::: The data :::
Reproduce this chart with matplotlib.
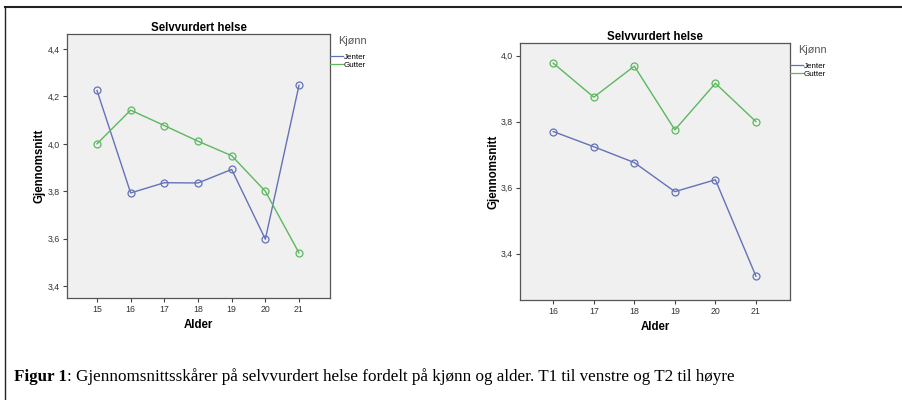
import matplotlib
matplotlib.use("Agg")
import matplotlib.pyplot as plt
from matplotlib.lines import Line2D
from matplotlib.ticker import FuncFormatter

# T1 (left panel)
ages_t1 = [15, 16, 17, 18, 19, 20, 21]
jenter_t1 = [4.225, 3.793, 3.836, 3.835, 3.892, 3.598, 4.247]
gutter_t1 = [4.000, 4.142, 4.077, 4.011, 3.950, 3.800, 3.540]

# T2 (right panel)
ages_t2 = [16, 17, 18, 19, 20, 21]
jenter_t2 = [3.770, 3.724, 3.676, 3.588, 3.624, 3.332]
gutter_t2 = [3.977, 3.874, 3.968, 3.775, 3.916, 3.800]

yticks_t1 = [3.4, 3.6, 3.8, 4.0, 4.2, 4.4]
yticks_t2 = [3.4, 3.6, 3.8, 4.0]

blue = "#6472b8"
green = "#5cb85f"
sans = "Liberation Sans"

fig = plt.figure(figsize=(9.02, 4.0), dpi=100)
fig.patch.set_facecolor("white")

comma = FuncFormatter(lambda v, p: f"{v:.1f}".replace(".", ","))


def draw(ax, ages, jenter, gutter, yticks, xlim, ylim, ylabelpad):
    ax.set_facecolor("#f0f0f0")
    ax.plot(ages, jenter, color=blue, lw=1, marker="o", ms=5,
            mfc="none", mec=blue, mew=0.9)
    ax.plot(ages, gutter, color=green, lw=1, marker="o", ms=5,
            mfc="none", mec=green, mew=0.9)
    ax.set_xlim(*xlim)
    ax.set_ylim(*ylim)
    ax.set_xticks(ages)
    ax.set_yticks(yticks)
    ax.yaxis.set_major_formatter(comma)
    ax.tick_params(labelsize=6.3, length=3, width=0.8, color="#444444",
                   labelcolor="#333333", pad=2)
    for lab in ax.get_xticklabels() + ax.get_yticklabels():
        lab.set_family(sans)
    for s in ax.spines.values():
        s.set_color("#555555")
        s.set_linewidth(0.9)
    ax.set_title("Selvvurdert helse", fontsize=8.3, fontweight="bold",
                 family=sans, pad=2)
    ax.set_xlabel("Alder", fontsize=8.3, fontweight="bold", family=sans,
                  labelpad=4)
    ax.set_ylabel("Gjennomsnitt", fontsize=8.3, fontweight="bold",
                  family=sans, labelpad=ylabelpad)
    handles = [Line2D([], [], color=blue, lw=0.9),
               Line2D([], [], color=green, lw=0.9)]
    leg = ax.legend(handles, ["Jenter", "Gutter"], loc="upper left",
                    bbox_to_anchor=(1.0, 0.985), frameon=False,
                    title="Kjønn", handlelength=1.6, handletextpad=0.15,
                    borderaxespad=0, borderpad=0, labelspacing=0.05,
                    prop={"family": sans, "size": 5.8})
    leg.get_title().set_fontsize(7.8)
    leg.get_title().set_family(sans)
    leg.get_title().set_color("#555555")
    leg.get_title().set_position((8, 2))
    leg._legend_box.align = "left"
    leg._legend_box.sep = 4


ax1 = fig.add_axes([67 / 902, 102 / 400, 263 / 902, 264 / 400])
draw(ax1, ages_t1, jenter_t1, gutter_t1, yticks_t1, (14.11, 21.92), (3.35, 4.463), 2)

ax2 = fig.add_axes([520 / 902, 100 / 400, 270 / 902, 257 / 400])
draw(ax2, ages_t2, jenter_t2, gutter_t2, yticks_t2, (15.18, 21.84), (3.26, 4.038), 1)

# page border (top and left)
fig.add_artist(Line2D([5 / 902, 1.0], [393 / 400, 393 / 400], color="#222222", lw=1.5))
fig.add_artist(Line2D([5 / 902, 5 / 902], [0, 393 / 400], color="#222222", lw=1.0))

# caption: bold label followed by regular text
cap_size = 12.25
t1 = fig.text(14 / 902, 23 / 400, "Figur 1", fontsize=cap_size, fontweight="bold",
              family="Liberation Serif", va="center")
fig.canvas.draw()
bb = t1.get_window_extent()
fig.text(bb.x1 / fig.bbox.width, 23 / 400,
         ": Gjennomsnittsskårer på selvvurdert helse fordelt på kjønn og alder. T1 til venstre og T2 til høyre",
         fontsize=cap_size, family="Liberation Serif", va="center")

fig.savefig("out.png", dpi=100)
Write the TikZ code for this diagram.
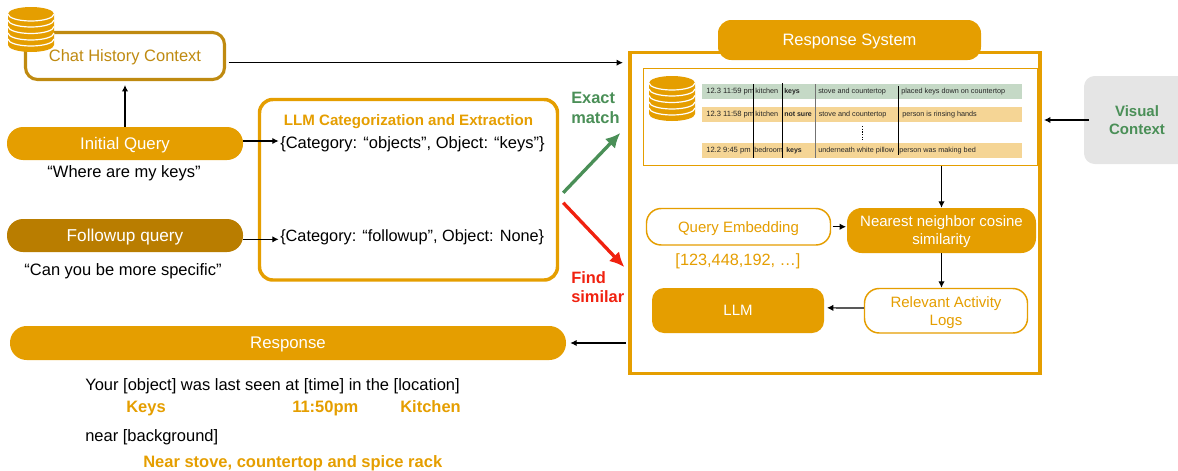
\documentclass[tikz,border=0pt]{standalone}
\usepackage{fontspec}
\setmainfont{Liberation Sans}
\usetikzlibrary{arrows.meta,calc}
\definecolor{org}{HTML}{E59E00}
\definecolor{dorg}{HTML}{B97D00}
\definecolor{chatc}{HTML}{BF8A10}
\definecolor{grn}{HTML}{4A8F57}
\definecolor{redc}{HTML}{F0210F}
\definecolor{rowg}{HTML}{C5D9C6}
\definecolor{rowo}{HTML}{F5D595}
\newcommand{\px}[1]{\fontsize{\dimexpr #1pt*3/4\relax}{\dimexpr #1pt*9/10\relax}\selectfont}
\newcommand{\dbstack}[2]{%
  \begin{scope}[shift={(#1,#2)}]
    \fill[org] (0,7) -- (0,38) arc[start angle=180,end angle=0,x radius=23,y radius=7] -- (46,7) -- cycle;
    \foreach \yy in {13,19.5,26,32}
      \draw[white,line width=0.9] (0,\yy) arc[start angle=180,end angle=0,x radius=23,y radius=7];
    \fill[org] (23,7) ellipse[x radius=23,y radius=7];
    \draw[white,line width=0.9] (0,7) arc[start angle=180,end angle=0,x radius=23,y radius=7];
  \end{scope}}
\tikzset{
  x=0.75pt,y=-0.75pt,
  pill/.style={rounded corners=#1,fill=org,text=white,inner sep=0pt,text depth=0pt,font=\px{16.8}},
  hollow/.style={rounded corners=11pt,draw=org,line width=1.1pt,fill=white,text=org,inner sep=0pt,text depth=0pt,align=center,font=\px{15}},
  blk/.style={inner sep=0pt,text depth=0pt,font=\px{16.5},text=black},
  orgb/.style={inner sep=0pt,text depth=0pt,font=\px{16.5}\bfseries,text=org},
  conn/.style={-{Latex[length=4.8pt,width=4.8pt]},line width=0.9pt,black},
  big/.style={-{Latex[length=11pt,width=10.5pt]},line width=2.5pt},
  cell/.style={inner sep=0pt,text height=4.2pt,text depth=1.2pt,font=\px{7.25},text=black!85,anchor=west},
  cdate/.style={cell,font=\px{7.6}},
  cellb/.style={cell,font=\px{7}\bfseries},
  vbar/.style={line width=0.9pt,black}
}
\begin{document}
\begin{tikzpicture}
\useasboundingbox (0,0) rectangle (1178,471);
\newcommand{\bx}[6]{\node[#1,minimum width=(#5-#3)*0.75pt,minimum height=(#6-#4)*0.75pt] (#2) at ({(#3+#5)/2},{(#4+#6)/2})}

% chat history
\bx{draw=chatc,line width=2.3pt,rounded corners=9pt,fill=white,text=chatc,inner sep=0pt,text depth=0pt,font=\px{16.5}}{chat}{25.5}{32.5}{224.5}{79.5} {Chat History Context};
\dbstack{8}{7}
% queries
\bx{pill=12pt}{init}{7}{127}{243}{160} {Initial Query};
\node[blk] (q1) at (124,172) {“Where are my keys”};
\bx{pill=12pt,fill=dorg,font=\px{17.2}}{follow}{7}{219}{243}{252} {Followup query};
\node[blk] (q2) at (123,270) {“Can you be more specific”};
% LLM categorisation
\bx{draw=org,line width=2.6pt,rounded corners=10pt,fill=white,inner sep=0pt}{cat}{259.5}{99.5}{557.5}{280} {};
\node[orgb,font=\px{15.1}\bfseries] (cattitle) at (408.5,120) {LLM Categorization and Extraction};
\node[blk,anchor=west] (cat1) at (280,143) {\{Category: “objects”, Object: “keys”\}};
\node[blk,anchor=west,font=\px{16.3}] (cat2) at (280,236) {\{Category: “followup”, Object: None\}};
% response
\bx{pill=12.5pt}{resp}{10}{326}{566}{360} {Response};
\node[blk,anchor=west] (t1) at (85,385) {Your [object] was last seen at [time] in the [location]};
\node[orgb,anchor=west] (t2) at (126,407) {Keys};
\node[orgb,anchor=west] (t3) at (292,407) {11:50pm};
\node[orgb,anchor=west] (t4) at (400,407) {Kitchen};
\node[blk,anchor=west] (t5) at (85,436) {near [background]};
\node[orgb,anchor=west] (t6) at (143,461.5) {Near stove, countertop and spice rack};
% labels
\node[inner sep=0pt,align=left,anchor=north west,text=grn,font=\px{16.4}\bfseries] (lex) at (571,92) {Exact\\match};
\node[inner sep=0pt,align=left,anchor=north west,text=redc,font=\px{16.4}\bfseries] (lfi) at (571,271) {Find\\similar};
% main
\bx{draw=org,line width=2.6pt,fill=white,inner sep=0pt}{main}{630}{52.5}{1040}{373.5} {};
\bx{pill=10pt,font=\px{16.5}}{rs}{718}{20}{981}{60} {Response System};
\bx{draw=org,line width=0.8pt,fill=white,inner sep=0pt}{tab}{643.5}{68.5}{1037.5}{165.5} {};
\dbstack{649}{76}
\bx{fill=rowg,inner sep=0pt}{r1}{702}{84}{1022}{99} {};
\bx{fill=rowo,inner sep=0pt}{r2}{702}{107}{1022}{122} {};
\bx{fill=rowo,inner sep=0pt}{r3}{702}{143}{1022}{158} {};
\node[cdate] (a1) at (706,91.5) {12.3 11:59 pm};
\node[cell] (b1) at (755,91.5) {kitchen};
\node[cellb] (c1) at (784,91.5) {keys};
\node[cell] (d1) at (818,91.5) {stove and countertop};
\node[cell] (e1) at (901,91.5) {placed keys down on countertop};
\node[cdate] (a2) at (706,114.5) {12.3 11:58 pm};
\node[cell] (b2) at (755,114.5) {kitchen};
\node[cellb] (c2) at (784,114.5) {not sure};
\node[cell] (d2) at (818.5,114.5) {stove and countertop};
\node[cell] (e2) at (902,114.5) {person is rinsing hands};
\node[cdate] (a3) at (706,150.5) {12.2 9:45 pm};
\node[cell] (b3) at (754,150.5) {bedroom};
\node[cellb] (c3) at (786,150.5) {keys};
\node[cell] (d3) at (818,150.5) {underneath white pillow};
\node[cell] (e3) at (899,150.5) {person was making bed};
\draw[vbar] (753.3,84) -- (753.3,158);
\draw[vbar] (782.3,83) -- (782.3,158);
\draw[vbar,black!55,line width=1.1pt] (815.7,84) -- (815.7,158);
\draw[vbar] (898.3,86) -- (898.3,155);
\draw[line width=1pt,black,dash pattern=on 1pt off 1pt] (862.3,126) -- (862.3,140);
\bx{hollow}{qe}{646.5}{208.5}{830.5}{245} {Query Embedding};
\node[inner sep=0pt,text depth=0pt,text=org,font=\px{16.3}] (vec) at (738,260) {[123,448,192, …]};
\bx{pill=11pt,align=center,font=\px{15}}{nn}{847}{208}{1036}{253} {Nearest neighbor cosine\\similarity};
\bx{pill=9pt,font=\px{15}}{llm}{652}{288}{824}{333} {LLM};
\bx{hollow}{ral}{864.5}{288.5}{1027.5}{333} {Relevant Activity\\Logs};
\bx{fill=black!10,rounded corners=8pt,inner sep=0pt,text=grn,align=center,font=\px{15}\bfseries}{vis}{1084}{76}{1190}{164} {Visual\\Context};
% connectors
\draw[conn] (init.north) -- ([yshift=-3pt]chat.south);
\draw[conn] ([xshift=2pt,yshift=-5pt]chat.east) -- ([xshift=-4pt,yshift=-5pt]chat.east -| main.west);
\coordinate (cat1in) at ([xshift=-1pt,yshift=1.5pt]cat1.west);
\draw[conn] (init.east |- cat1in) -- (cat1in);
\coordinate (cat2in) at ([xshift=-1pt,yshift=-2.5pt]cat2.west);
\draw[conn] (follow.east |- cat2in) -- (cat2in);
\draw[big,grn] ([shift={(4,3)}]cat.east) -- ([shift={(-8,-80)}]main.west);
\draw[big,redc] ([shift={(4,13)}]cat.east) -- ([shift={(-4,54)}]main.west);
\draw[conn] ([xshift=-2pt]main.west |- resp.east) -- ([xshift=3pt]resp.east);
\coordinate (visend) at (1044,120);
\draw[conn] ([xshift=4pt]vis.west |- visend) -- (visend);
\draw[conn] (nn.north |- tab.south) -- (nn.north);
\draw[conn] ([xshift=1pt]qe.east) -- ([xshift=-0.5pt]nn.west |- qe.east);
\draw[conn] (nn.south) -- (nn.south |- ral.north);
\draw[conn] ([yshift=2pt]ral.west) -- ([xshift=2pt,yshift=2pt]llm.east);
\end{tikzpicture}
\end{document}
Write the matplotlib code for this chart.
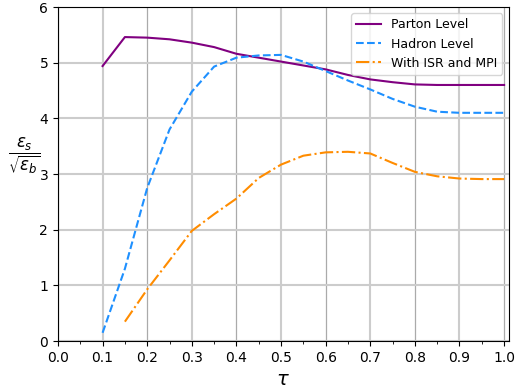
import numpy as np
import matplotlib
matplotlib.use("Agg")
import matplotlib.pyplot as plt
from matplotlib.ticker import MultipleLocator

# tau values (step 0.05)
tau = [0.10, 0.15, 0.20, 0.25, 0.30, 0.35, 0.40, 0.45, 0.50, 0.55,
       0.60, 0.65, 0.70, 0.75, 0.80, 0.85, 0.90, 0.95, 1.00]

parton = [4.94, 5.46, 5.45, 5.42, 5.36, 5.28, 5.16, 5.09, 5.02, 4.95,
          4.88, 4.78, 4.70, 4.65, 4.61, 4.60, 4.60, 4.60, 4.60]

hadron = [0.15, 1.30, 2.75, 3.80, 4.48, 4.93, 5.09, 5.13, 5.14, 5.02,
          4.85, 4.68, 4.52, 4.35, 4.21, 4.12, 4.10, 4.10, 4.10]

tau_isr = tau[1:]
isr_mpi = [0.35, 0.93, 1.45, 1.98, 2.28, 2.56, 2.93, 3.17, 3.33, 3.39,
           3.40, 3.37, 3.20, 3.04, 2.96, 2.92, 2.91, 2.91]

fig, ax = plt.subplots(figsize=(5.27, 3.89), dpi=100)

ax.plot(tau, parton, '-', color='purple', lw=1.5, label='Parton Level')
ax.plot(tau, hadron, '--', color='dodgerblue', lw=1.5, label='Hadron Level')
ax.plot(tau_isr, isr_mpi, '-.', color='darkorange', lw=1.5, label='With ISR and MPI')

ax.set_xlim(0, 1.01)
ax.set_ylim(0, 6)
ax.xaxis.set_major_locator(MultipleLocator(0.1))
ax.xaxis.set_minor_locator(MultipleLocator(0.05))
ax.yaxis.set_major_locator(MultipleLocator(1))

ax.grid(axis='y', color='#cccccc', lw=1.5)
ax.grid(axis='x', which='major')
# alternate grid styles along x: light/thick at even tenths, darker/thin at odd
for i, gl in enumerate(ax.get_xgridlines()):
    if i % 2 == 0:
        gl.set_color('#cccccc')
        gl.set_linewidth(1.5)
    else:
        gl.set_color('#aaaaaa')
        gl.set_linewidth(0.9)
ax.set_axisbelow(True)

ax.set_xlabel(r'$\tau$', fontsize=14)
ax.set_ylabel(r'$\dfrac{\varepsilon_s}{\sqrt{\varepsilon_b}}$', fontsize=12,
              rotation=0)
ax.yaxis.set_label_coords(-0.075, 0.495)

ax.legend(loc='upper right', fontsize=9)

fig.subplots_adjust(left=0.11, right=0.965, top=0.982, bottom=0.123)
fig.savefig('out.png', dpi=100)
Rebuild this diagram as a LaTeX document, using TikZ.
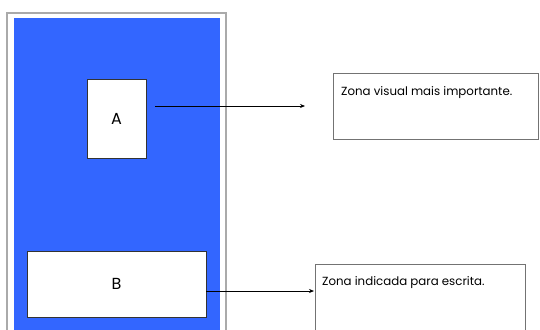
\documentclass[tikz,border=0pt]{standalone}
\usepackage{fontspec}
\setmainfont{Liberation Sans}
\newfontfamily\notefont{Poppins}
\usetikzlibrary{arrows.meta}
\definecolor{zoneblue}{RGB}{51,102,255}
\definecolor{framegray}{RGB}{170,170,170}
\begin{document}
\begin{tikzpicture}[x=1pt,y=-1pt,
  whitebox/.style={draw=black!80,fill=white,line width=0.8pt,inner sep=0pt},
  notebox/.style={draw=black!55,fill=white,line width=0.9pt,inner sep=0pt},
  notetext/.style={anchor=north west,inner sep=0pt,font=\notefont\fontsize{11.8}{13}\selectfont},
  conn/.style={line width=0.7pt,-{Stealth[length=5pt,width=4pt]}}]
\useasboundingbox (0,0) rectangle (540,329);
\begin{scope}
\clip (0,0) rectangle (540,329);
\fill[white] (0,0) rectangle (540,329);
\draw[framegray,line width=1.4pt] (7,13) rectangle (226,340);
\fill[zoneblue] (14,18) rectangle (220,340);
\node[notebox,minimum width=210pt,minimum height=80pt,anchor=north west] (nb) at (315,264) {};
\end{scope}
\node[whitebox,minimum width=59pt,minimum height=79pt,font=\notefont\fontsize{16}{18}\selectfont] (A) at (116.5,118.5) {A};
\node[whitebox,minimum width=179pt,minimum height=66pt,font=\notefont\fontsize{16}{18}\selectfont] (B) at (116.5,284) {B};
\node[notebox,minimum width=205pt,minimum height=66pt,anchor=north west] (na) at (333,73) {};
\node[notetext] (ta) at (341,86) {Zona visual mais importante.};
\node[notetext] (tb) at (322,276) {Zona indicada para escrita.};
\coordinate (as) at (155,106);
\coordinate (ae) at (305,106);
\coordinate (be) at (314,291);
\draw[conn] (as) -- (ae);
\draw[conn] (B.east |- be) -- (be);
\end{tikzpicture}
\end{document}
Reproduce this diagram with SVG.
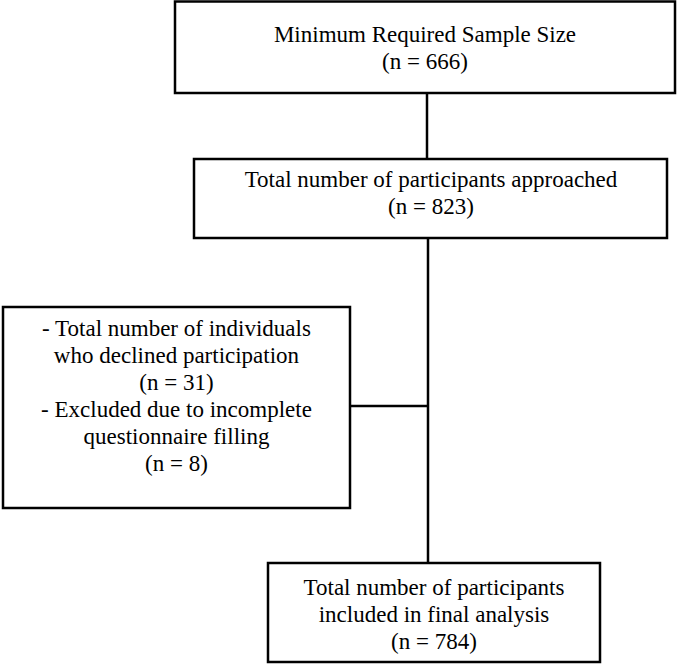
:::
#### Exercise prompt
Filter the records down to the lines that contain the string "diagram", and copy those lines.

#### Solution to this exercise
Write the TikZ code for this diagram.
Rebuild this diagram as a LaTeX document, using TikZ.
Reproduce this diagram with SVG.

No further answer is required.